**Given data**
---*---

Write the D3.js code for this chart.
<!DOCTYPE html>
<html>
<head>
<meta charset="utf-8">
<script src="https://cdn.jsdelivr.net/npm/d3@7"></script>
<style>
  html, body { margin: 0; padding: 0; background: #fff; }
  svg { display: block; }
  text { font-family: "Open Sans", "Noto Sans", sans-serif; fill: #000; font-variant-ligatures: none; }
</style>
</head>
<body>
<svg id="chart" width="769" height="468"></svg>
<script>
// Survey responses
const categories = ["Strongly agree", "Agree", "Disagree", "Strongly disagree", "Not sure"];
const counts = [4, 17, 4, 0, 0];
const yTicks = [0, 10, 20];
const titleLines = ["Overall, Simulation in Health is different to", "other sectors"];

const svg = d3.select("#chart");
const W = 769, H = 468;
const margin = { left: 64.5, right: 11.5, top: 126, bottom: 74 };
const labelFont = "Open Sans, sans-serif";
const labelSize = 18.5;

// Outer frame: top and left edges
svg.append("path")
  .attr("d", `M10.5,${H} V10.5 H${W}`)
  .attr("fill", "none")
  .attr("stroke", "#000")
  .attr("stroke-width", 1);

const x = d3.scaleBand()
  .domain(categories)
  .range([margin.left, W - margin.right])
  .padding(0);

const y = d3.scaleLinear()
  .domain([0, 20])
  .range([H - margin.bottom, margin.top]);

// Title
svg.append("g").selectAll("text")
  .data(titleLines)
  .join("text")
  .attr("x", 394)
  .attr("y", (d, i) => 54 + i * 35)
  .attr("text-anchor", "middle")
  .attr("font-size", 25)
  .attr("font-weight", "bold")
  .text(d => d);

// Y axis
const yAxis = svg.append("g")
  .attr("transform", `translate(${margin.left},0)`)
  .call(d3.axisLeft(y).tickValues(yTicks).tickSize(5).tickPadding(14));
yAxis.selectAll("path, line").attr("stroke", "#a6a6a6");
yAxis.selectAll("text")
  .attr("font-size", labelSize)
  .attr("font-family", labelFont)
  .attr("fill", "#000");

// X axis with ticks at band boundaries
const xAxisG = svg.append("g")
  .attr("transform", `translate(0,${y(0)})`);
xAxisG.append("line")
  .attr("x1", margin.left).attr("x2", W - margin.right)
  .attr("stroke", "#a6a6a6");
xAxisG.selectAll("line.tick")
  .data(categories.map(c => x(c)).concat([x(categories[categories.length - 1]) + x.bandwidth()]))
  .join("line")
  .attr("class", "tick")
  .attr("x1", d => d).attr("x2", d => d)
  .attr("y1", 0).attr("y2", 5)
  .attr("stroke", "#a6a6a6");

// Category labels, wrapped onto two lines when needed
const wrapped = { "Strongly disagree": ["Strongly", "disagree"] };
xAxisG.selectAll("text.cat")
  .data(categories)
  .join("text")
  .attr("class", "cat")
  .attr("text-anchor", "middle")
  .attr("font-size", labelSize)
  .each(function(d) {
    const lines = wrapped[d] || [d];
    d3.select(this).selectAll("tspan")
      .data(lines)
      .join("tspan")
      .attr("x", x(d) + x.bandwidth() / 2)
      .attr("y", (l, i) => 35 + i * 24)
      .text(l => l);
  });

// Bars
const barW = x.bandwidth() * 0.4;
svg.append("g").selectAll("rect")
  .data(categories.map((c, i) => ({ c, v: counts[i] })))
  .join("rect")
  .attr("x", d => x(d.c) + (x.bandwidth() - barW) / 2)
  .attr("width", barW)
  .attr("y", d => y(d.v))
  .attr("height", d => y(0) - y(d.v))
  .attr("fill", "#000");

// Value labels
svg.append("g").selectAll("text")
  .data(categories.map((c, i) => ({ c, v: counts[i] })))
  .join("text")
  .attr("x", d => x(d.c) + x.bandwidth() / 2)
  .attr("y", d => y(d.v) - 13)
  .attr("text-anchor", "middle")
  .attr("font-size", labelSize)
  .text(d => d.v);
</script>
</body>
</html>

---*---

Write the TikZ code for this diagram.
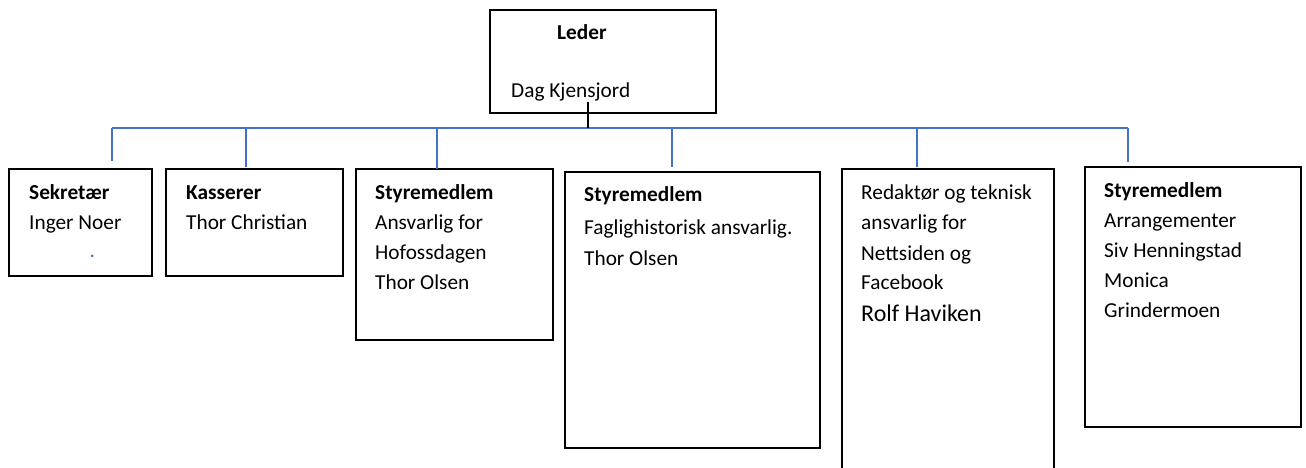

---*---

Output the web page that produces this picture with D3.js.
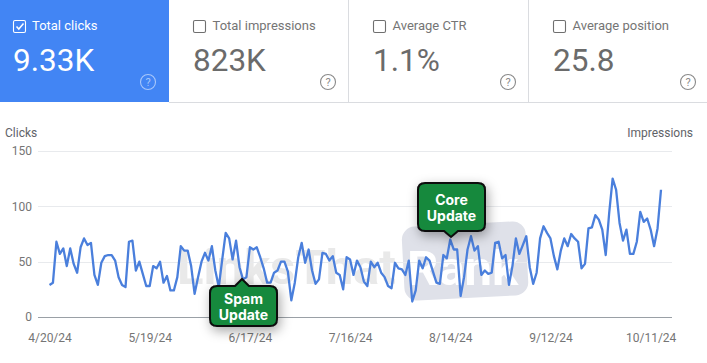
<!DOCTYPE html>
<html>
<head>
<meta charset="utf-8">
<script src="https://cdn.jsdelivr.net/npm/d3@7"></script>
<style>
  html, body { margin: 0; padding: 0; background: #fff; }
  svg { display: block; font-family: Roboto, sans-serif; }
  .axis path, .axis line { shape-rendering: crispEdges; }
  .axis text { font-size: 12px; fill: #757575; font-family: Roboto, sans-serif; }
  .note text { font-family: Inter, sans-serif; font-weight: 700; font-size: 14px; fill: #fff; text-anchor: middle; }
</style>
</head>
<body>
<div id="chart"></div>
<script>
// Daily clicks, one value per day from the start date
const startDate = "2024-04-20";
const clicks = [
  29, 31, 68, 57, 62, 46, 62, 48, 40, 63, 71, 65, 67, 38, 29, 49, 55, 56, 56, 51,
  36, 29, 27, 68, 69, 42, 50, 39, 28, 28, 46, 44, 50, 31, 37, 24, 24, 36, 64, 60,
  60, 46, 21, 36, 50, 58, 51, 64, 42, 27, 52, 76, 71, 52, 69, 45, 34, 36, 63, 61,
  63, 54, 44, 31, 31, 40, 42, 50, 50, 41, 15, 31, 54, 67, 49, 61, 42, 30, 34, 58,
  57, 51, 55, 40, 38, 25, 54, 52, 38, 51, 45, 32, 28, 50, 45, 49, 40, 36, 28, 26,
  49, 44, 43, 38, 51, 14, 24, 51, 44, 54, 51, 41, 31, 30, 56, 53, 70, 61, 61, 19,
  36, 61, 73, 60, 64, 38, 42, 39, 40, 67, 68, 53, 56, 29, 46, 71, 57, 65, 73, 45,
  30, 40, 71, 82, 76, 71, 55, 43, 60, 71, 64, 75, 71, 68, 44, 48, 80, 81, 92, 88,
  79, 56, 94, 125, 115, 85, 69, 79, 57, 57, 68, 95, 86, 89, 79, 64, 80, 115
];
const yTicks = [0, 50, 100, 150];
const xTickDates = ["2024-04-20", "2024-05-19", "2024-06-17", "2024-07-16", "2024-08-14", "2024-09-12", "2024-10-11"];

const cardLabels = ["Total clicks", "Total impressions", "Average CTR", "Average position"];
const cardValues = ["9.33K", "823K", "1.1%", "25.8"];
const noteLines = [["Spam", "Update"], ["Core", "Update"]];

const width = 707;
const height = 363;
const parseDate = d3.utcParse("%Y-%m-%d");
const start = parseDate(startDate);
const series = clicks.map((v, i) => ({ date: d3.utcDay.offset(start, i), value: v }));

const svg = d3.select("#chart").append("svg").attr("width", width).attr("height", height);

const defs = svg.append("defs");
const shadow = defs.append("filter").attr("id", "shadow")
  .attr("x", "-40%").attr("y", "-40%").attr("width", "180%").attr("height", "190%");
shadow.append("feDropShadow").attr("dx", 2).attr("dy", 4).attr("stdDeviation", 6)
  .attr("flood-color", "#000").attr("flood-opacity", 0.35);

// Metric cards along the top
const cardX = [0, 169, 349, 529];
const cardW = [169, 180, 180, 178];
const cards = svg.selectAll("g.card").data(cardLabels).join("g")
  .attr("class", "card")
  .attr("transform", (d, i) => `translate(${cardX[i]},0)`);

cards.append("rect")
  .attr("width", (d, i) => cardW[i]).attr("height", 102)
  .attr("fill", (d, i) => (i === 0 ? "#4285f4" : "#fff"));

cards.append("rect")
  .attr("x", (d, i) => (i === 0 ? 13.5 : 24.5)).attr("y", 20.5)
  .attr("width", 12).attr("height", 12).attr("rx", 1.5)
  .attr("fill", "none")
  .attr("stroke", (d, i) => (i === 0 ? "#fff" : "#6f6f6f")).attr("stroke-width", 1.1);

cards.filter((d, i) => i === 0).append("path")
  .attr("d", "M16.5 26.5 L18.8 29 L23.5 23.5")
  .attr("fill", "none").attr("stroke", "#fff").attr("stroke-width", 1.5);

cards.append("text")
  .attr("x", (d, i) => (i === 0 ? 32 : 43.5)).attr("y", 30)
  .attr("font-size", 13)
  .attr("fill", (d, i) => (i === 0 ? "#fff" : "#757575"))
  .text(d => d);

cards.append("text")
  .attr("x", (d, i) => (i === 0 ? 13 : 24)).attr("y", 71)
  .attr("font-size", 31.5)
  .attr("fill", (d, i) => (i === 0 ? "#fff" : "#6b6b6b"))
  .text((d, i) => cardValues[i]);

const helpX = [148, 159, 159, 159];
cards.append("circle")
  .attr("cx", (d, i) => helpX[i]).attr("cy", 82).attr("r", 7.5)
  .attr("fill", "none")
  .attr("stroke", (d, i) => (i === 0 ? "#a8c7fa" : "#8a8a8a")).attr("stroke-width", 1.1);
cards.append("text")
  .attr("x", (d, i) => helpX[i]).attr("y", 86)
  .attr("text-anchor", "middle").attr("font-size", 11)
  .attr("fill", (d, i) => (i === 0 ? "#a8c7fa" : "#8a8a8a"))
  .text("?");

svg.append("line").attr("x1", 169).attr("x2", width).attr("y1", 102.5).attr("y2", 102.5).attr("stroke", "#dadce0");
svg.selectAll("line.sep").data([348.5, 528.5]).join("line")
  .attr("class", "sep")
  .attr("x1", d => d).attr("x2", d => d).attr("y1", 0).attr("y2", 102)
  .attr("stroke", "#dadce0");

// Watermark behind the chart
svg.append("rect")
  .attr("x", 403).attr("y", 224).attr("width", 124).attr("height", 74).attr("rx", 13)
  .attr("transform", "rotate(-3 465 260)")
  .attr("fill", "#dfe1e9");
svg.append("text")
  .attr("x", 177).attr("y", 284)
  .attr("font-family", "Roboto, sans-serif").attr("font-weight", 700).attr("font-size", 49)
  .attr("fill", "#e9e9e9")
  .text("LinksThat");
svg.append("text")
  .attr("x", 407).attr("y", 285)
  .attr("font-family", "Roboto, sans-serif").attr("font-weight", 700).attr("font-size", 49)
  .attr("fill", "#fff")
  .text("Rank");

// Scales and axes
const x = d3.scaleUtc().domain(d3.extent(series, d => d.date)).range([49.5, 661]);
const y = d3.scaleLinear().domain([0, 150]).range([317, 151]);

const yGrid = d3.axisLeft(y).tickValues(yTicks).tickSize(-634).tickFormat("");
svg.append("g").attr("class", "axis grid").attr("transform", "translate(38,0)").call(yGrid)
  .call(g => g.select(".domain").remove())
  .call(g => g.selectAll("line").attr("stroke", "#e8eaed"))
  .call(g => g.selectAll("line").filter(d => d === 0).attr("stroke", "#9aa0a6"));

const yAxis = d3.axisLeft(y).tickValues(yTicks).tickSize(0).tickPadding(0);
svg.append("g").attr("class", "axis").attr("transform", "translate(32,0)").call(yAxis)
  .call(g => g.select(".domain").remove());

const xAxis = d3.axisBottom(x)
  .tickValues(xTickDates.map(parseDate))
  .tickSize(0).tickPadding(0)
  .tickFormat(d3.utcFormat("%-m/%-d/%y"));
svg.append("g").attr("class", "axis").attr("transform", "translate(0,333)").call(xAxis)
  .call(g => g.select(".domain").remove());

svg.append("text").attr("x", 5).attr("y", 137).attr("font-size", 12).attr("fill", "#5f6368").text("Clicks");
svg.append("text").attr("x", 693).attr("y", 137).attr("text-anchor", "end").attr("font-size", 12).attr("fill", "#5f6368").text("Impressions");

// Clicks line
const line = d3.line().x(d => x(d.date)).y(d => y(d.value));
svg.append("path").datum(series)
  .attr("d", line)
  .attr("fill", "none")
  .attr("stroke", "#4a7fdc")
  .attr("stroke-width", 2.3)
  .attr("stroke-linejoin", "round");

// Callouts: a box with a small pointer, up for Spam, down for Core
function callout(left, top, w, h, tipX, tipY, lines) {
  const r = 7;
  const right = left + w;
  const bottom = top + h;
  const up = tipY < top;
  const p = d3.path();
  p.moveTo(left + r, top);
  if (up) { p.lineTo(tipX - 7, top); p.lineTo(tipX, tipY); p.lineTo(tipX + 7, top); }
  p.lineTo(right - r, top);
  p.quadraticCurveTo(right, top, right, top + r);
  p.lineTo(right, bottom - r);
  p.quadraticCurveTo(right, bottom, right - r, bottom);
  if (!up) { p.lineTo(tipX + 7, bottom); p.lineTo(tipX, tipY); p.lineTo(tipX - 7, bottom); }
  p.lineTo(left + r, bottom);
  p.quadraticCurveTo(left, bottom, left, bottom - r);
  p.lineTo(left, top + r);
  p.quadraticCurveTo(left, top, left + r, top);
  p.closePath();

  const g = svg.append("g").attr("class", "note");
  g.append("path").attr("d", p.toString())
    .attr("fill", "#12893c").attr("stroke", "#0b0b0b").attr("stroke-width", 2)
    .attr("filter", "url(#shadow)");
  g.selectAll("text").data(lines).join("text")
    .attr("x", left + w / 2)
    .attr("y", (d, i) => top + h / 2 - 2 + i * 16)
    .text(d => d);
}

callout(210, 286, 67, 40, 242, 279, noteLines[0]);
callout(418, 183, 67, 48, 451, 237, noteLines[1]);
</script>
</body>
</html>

---*---

**Work required**
Of the lines in the listing, how many hold the word "this"? Nothing but the number is needed.

**Solution**
4